▶ **Stated goal**
Quote all of the data exactly as given. Skip every picture it contains.

-*-

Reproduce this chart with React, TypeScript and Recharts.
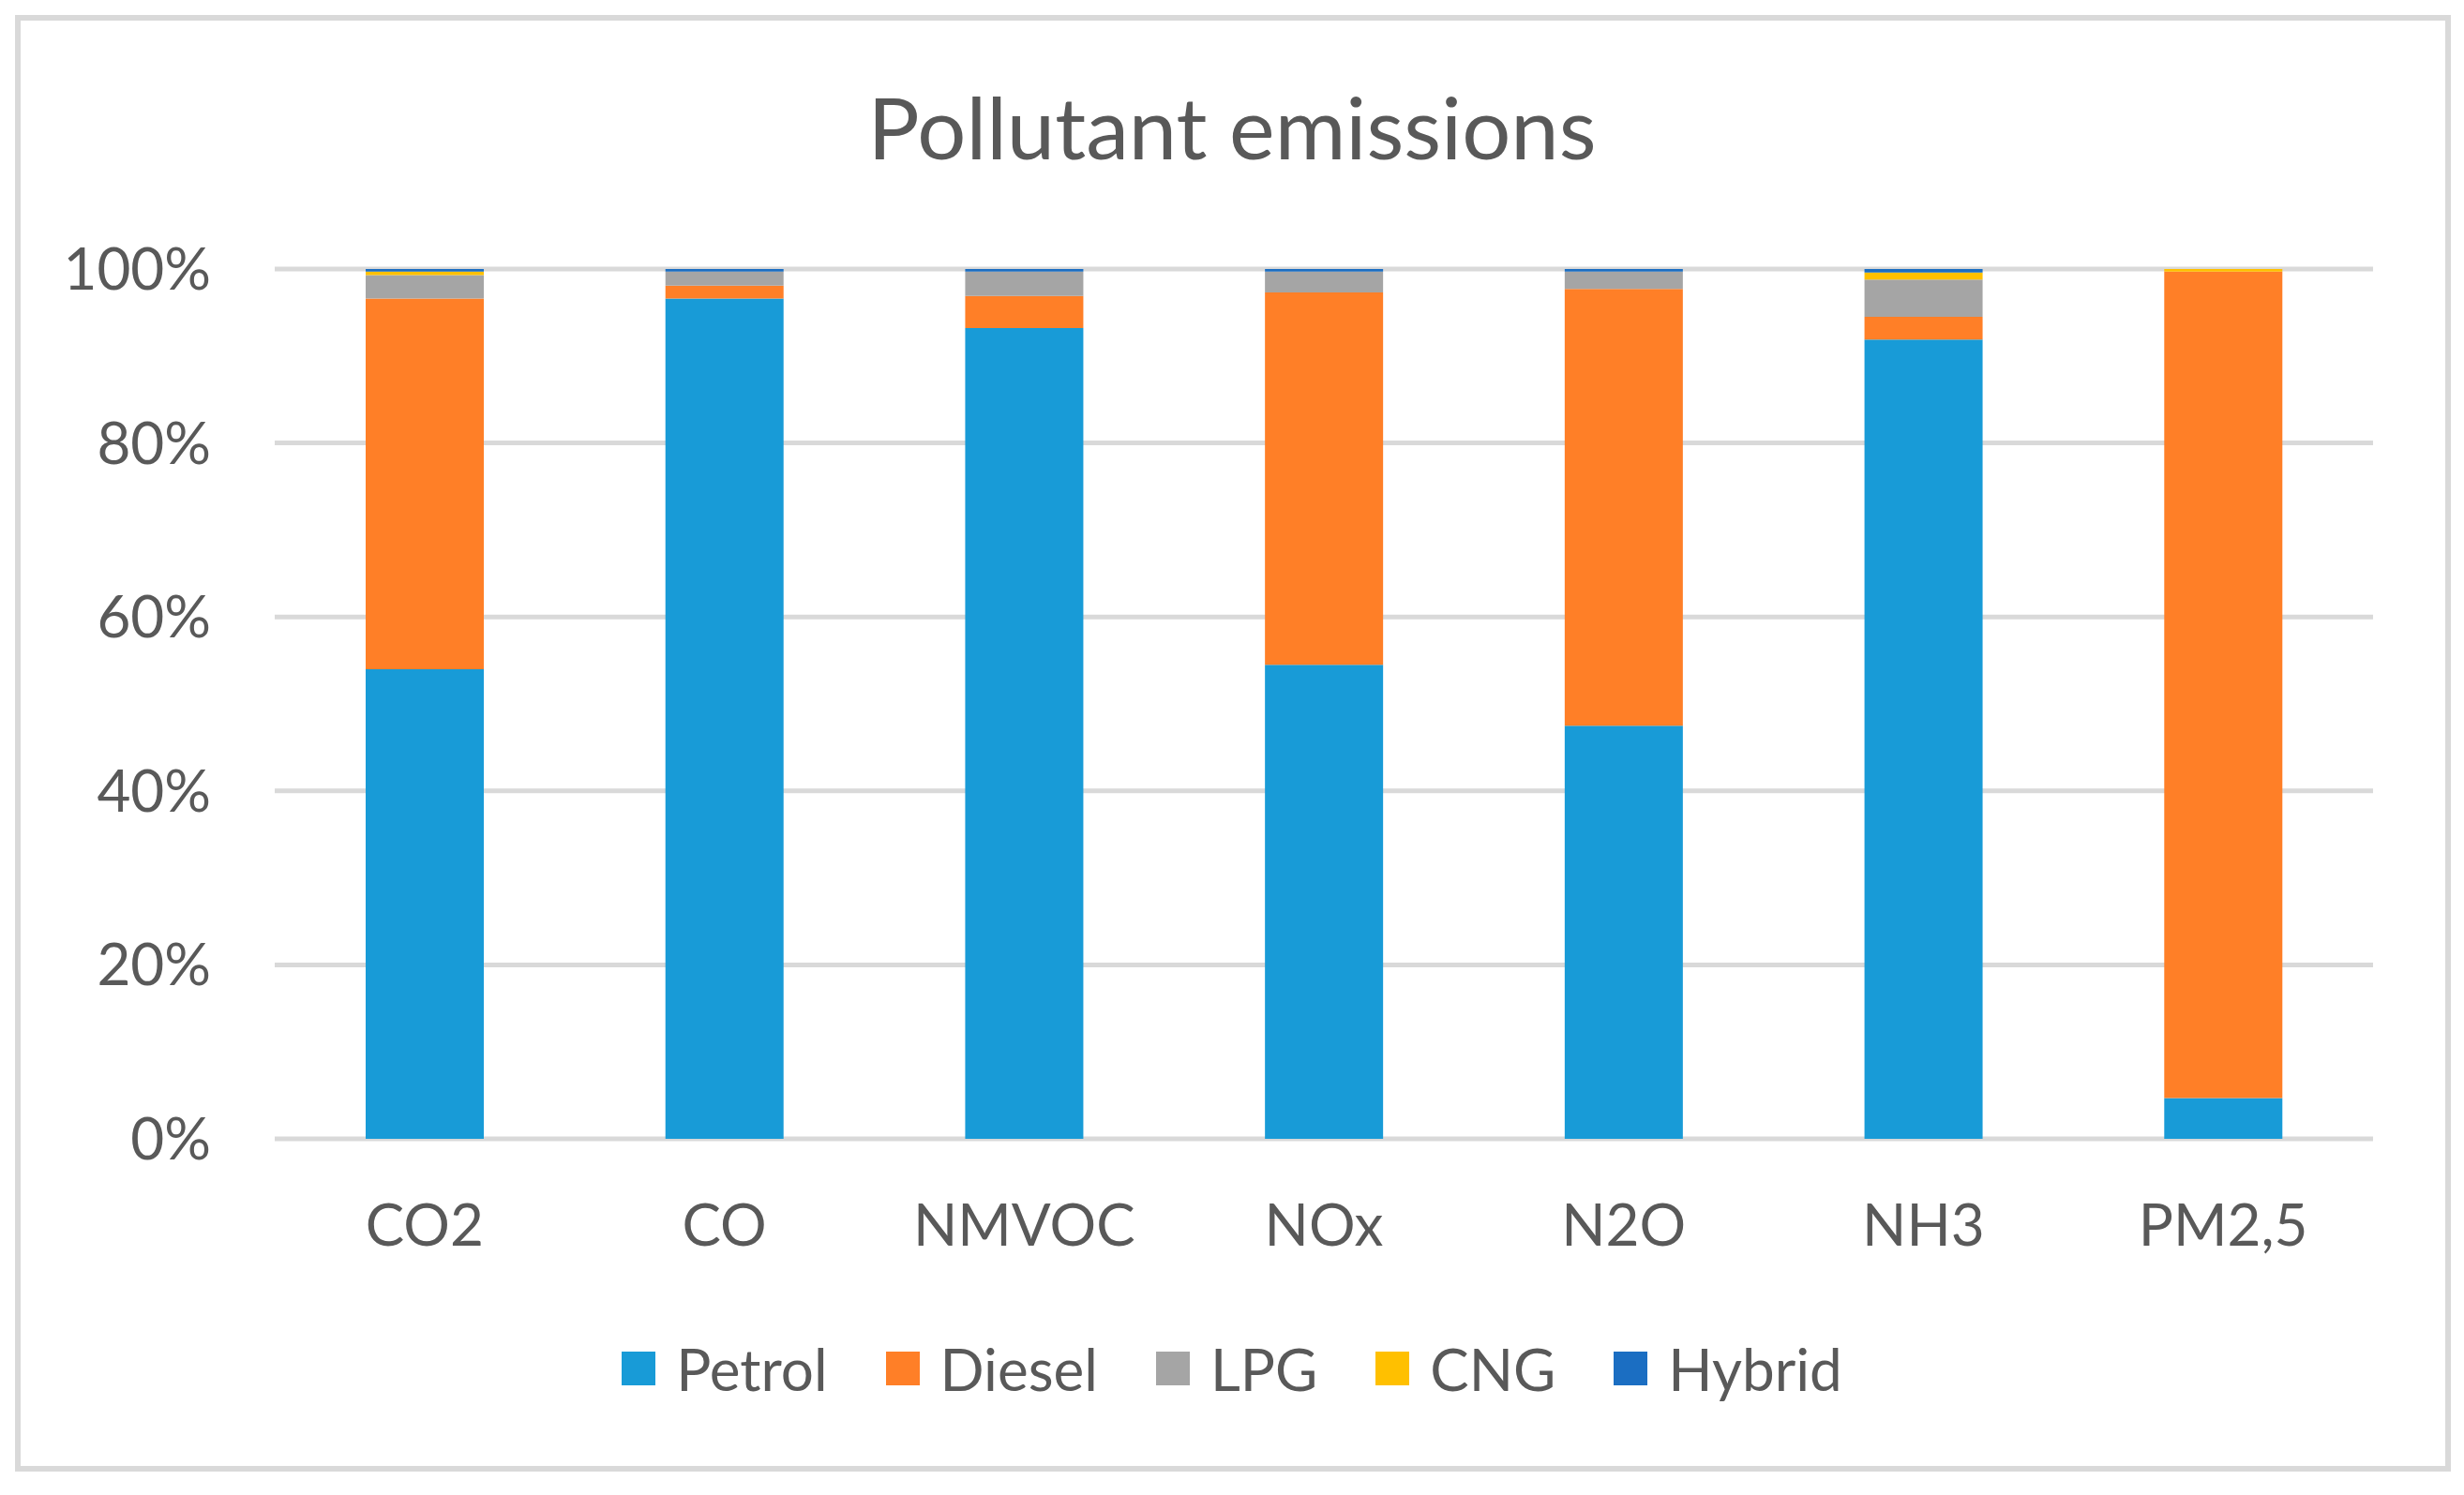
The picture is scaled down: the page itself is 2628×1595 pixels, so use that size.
import React from "react";
import {
  Bar,
  BarChart,
  CartesianGrid,
  Legend,
  XAxis,
  YAxis,
} from "recharts";

const categories = ["CO2", "CO", "NMVOC", "NOx", "N2O", "NH3", "PM2,5"];
const petrol = [54.0, 96.6, 93.2, 54.5, 47.5, 91.9, 4.7];
const diesel = [42.6, 1.5, 3.7, 42.8, 50.2, 2.6, 95.0];
const lpg = [2.7, 1.6, 2.8, 2.4, 2.0, 4.3, 0];
const cng = [0.4, 0, 0, 0, 0, 0.8, 0.3];
const hybrid = [0.3, 0.3, 0.3, 0.3, 0.3, 0.4, 0];
const yTicks = [0, 20, 40, 60, 80, 100];

const series = [
  { key: "Petrol", color: "#189BD7" },
  { key: "Diesel", color: "#FF7F27" },
  { key: "LPG", color: "#A5A5A5" },
  { key: "CNG", color: "#FFC000" },
  { key: "Hybrid", color: "#1B6EC2" },
];
const order = series.map((s) => s.key);

const data = categories.map((name, i) => ({
  name,
  Petrol: petrol[i],
  Diesel: diesel[i],
  LPG: lpg[i],
  CNG: cng[i],
  Hybrid: hybrid[i],
}));

const FONT = "Lato, 'Noto Sans', sans-serif";
const TEXT = "#595959";

function LegendRow({ payload }: any) {
  const items = [...(payload || [])].sort(
    (a: any, b: any) => order.indexOf(a.value) - order.indexOf(b.value)
  );
  return (
    <div
      style={{
        display: "flex",
        justifyContent: "center",
        alignItems: "center",
        height: 80,
        fontFamily: FONT,
        fontSize: 62,
        color: TEXT,
      }}
    >
      {items.map((p: any, i: number) => (
        <div
          key={p.value}
          style={{
            display: "flex",
            alignItems: "center",
            marginLeft: i === 0 ? 0 : 62,
          }}
        >
          <span
            style={{
              width: 36,
              height: 36,
              background: p.color,
              display: "inline-block",
              marginRight: 22,
            }}
          />
          <span>{p.value}</span>
        </div>
      ))}
    </div>
  );
}

export default function App() {
  return (
    <div
      style={{
        position: "absolute",
        left: 0,
        top: 0,
        width: 2628,
        height: 1595,
        background: "#fff",
        fontFamily: FONT,
      }}
    >
      <div
        style={{
          position: "absolute",
          left: 16,
          top: 16,
          width: 2586,
          height: 1542,
          border: "6px solid #d9d9d9",
        }}
      />
      <div
        style={{
          position: "absolute",
          left: 0,
          width: 2628,
          top: 80,
          textAlign: "center",
          fontSize: 92,
          lineHeight: "110px",
          color: TEXT,
        }}
      >
        Pollutant emissions
      </div>
      <BarChart
        width={2628}
        height={1595}
        data={data}
        margin={{ top: 287, right: 97, bottom: 0, left: 0 }}
        style={{ position: "absolute", left: 0, top: 0 }}
      >
        <CartesianGrid
          vertical={false}
          stroke="#d9d9d9"
          strokeWidth={5}
        />
        <XAxis
          dataKey="name"
          height={380}
          axisLine={false}
          tickLine={false}
          tickSize={0}
          tickMargin={70}
          tick={{ fill: TEXT, fontSize: 62, fontFamily: FONT }}
          interval={0}
        />
        <YAxis
          width={293}
          domain={[0, 100]}
          ticks={yTicks}
          allowDataOverflow
          axisLine={false}
          tickLine={false}
          tickSize={0}
          tickMargin={68}
          tickFormatter={(v) => `${v}%`}
          tick={{ fill: TEXT, fontSize: 62, fontFamily: FONT }}
        />
        <Legend
          layout="horizontal"
          verticalAlign="middle"
          align="center"
          wrapperStyle={{ top: 1420, left: 0, width: 2628 }}
          content={<LegendRow />}
        />
        {series.map((s) => (
          <Bar
            key={s.key}
            dataKey={s.key}
            stackId="a"
            fill={s.color}
            barSize={126}
            isAnimationActive={false}
          />
        ))}
      </BarChart>
    </div>
  );
}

-*-

▶ **Finished task**
Reproduce this chart with React, TypeScript and Recharts.
The picture is scaled down: the page itself is 2628×1595 pixels, so use that size.
import React from "react";
import {
  Bar,
  BarChart,
  CartesianGrid,
  Legend,
  XAxis,
  YAxis,
} from "recharts";

const categories = ["CO2", "CO", "NMVOC", "NOx", "N2O", "NH3", "PM2,5"];
const petrol = [54.0, 96.6, 93.2, 54.5, 47.5, 91.9, 4.7];
const diesel = [42.6, 1.5, 3.7, 42.8, 50.2, 2.6, 95.0];
const lpg = [2.7, 1.6, 2.8, 2.4, 2.0, 4.3, 0];
const cng = [0.4, 0, 0, 0, 0, 0.8, 0.3];
const hybrid = [0.3, 0.3, 0.3, 0.3, 0.3, 0.4, 0];
const yTicks = [0, 20, 40, 60, 80, 100];

const series = [
  { key: "Petrol", color: "#189BD7" },
  { key: "Diesel", color: "#FF7F27" },
  { key: "LPG", color: "#A5A5A5" },
  { key: "CNG", color: "#FFC000" },
  { key: "Hybrid", color: "#1B6EC2" },
];
const order = series.map((s) => s.key);

const data = categories.map((name, i) => ({
  name,
  Petrol: petrol[i],
  Diesel: diesel[i],
  LPG: lpg[i],
  CNG: cng[i],
  Hybrid: hybrid[i],
}));

const FONT = "Lato, 'Noto Sans', sans-serif";
const TEXT = "#595959";

function LegendRow({ payload }: any) {
  const items = [...(payload || [])].sort(
    (a: any, b: any) => order.indexOf(a.value) - order.indexOf(b.value)
  );
  return (
    <div
      style={{
        display: "flex",
        justifyContent: "center",
        alignItems: "center",
        height: 80,
        fontFamily: FONT,
        fontSize: 62,
        color: TEXT,
      }}
    >
      {items.map((p: any, i: number) => (
        <div
          key={p.value}
          style={{
            display: "flex",
            alignItems: "center",
            marginLeft: i === 0 ? 0 : 62,
          }}
        >
          <span
            style={{
              width: 36,
              height: 36,
              background: p.color,
              display: "inline-block",
              marginRight: 22,
            }}
          />
          <span>{p.value}</span>
        </div>
      ))}
    </div>
  );
}

export default function App() {
  return (
    <div
      style={{
        position: "absolute",
        left: 0,
        top: 0,
        width: 2628,
        height: 1595,
        background: "#fff",
        fontFamily: FONT,
      }}
    >
      <div
        style={{
          position: "absolute",
          left: 16,
          top: 16,
          width: 2586,
          height: 1542,
          border: "6px solid #d9d9d9",
        }}
      />
      <div
        style={{
          position: "absolute",
          left: 0,
          width: 2628,
          top: 80,
          textAlign: "center",
          fontSize: 92,
          lineHeight: "110px",
          color: TEXT,
        }}
      >
        Pollutant emissions
      </div>
      <BarChart
        width={2628}
        height={1595}
        data={data}
        margin={{ top: 287, right: 97, bottom: 0, left: 0 }}
        style={{ position: "absolute", left: 0, top: 0 }}
      >
        <CartesianGrid
          vertical={false}
          stroke="#d9d9d9"
          strokeWidth={5}
        />
        <XAxis
          dataKey="name"
          height={380}
          axisLine={false}
          tickLine={false}
          tickSize={0}
          tickMargin={70}
          tick={{ fill: TEXT, fontSize: 62, fontFamily: FONT }}
          interval={0}
        />
        <YAxis
          width={293}
          domain={[0, 100]}
          ticks={yTicks}
          allowDataOverflow
          axisLine={false}
          tickLine={false}
          tickSize={0}
          tickMargin={68}
          tickFormatter={(v) => `${v}%`}
          tick={{ fill: TEXT, fontSize: 62, fontFamily: FONT }}
        />
        <Legend
          layout="horizontal"
          verticalAlign="middle"
          align="center"
          wrapperStyle={{ top: 1420, left: 0, width: 2628 }}
          content={<LegendRow />}
        />
        {series.map((s) => (
          <Bar
            key={s.key}
            dataKey={s.key}
            stackId="a"
            fill={s.color}
            barSize={126}
            isAnimationActive={false}
          />
        ))}
      </BarChart>
    </div>
  );
}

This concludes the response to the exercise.